既存の従業員が辞めない上に、知り合いも連れてくるので、求人の募集をしなくて済みます。
そしてもう一つ「従業員のパフォーマンスが高い」という事です。
人材のスループットが他社より高い事をアピールできれば、営業も楽になります。
これが、人材派遣業の理想の形です。
では、質の良い従業員を繋ぎ止めて、口コミで人が入ってくるようにするには、どうすれば良いのでしょうか?
給料計算も良い広告になる!?
どんな人にでも知り合いの20~30人くらいはいるものです。
それだけではありません。
最近ではSNSやブログなど、匿名で情報発信できる手段がいくらでもあり、中でも悪評の拡散する速度には目を見張るものがありますよね。
これからは、ブラックな企業が生き残れる時代ではなくなるでしょう。
こういう環境下で、いまの時勢で叩かれそうな給料計算の仕方をしているのは得策ではありません。
みすみす逆広告をしているようなものです。
逆に言えば、早い段階で1分単位でタイムカード通りの給料を支給すれば、良い宣伝効果が得られます。
今の従業員だけで留まらず、その人たちがツィッターでつぶやく事で100~500人にアプローチする事ができます。

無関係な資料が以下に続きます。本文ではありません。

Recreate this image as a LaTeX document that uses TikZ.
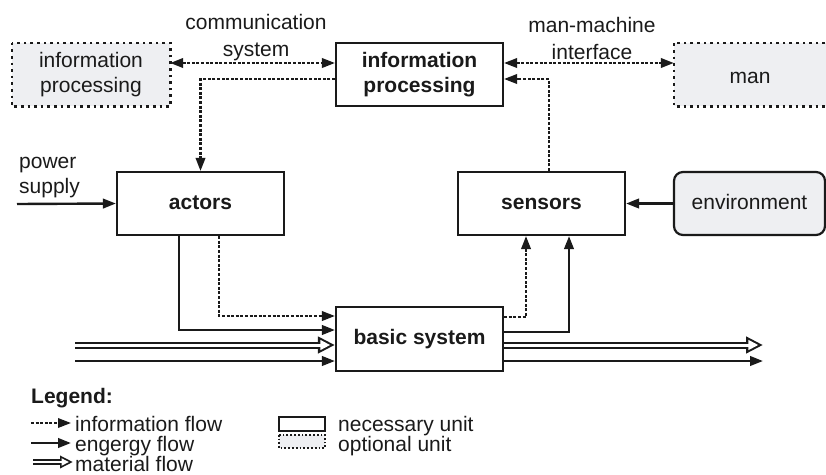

特にセンスがあるわけでもない人でも、ひと月に1万人近くの目にふれるブログを書く事も可能な時代です。
ただ、皆がやり初めてからでは遅いかもしれません。
この事に気付いている企業は、とっくに動き出しています。
従業員のモチベーションを下げない方法は、小さなケアの積み重ねです。
中でも給料の支払い方は、従業員へのアピールポイントとして有効な手段だと思います。